• _What you are asked to do_
Gather all lines from the material that contain "this".

• _Extracted entries_
+ + + + +

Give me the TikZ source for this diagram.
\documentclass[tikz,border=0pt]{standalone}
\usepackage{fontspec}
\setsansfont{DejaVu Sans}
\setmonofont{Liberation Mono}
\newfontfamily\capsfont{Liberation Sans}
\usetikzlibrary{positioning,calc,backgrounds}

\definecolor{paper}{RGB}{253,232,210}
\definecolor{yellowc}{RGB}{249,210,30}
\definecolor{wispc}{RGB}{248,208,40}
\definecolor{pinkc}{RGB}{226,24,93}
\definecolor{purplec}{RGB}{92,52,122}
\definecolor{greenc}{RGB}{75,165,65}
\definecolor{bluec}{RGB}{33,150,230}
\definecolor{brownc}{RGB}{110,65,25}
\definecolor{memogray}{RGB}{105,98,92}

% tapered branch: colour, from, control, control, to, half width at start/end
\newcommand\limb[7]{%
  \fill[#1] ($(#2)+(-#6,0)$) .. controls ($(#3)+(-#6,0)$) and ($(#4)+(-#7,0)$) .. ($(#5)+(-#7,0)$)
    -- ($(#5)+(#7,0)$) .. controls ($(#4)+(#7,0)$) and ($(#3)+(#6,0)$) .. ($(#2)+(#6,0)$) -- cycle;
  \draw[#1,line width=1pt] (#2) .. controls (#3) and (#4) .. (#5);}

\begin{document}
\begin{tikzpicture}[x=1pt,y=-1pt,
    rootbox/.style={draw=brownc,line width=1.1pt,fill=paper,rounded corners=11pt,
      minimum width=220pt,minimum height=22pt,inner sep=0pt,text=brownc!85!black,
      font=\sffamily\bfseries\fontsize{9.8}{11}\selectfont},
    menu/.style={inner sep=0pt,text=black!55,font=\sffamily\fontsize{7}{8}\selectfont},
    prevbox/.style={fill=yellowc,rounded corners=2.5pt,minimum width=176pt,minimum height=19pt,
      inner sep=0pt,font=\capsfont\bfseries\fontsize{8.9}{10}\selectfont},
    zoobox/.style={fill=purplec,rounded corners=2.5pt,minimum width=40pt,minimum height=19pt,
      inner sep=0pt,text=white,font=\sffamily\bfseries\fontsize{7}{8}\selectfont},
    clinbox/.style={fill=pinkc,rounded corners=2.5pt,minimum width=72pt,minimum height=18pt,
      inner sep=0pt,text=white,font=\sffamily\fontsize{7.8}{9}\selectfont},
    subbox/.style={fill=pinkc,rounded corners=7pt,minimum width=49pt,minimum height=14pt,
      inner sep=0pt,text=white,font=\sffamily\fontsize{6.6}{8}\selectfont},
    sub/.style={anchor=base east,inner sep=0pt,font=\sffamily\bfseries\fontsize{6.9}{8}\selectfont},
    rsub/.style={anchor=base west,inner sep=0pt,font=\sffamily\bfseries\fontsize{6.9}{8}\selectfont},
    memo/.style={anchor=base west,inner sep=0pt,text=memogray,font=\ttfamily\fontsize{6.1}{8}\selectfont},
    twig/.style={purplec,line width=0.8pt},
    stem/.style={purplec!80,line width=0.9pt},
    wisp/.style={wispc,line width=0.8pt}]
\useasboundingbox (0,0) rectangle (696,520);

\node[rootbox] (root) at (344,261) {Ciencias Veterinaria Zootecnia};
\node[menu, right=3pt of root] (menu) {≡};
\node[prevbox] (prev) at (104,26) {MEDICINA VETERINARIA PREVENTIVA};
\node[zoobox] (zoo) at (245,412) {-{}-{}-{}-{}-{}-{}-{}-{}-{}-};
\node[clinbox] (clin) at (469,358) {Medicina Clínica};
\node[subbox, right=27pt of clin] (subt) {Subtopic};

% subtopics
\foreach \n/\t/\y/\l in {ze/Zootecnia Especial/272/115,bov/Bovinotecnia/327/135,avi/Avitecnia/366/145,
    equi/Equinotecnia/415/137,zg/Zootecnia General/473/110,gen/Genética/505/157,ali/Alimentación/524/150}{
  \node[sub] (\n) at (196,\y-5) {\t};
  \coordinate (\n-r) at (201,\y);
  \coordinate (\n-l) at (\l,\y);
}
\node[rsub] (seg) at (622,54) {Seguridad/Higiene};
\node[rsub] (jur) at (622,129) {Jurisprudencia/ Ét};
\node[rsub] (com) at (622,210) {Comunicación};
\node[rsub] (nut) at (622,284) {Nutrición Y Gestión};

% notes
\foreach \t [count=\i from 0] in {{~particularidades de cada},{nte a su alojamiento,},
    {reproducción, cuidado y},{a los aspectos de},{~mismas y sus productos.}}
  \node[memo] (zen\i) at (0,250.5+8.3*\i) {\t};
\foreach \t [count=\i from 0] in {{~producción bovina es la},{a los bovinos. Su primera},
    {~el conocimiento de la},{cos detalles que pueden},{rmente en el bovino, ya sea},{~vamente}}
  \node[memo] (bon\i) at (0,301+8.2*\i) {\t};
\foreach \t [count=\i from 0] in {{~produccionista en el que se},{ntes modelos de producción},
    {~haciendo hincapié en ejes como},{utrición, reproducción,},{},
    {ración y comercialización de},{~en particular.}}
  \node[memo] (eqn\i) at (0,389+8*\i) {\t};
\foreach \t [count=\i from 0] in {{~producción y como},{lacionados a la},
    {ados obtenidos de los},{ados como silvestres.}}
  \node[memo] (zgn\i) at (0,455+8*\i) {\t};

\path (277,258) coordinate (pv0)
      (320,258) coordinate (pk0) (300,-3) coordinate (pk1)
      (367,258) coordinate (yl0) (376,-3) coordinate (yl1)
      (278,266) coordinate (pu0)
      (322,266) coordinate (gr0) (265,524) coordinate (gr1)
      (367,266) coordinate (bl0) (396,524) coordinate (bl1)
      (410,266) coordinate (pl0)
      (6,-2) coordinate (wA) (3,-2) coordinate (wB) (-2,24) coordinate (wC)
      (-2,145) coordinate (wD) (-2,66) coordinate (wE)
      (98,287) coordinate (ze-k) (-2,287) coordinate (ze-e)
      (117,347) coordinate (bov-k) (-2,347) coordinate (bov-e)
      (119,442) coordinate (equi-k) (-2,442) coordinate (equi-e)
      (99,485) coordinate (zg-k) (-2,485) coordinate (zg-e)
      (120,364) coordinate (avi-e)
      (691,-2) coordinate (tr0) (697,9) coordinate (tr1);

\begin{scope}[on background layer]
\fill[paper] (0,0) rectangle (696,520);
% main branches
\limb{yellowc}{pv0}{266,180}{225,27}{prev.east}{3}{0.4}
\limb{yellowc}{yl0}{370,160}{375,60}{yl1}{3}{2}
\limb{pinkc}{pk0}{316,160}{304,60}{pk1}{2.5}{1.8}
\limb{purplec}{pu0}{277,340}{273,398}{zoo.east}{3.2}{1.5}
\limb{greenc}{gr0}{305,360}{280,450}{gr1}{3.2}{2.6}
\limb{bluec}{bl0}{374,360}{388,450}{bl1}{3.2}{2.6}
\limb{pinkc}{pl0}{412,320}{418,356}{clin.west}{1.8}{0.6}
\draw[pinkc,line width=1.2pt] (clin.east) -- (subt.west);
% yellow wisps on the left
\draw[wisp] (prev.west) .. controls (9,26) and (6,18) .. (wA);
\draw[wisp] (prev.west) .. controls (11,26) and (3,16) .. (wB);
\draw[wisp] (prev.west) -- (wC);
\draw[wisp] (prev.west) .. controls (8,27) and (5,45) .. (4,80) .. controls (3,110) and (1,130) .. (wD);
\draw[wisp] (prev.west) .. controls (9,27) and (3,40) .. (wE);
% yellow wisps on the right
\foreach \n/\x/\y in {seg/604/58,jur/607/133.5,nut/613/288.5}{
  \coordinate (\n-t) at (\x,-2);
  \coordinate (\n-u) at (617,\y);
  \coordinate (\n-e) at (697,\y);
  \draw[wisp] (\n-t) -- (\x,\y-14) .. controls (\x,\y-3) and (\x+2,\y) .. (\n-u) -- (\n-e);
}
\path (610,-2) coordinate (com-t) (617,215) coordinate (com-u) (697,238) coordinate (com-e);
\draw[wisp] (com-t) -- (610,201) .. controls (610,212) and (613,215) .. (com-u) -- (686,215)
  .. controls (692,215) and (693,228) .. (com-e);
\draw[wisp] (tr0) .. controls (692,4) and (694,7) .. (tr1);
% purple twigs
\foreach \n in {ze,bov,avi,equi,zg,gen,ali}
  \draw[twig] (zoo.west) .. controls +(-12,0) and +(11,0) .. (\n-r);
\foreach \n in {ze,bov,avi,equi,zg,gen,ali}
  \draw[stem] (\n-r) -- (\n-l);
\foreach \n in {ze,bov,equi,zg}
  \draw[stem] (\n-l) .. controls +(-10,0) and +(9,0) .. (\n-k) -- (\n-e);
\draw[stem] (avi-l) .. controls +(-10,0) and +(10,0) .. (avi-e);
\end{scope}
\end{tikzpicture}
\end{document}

+ + + + +

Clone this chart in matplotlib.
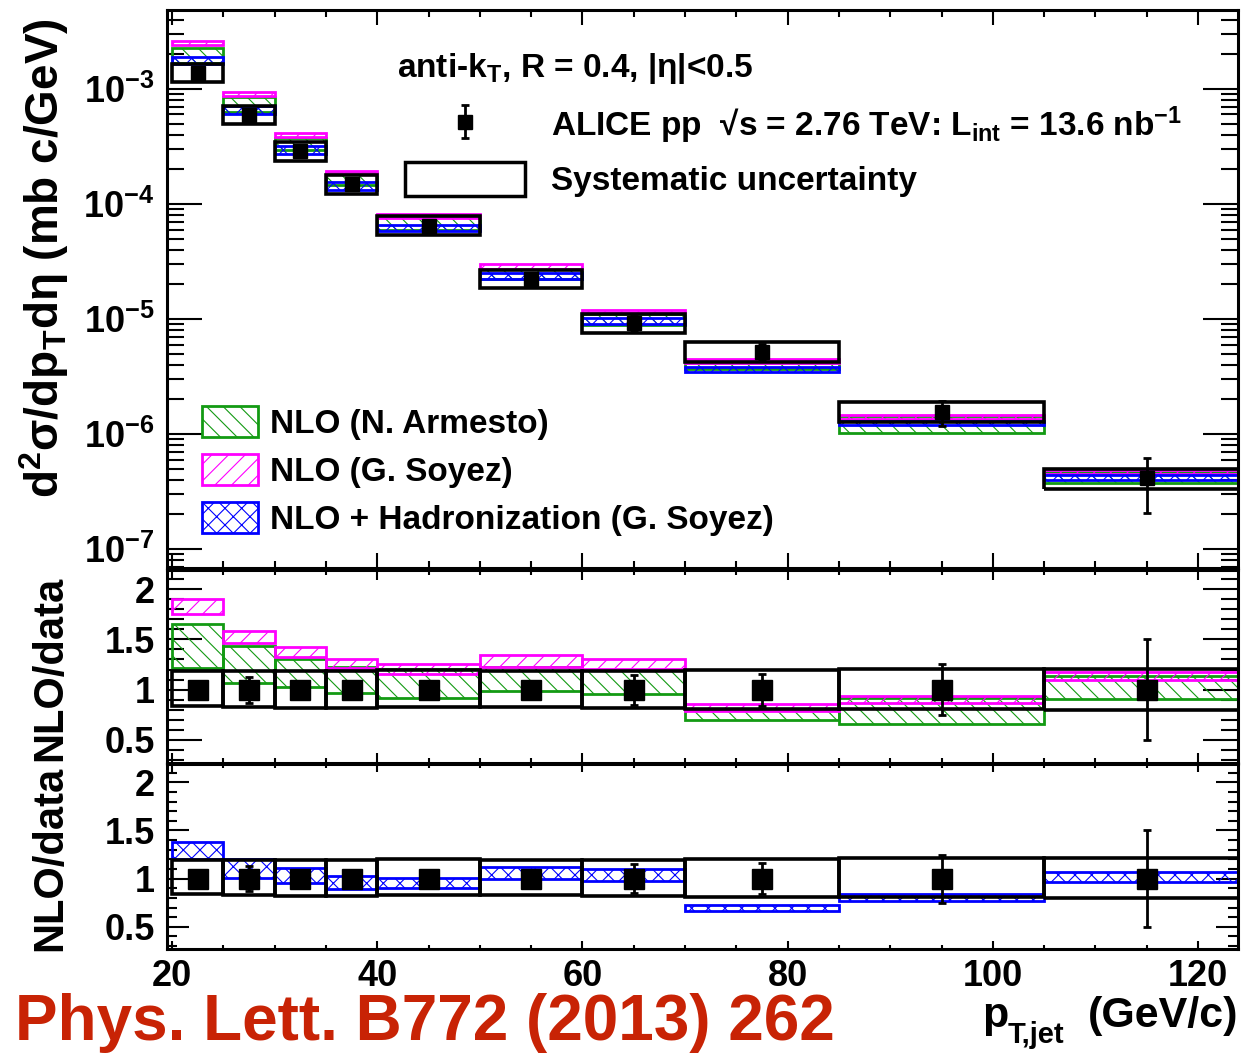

+ + + + +

• _Worked solution_
Give me the TikZ source for this diagram.
Clone this chart in matplotlib.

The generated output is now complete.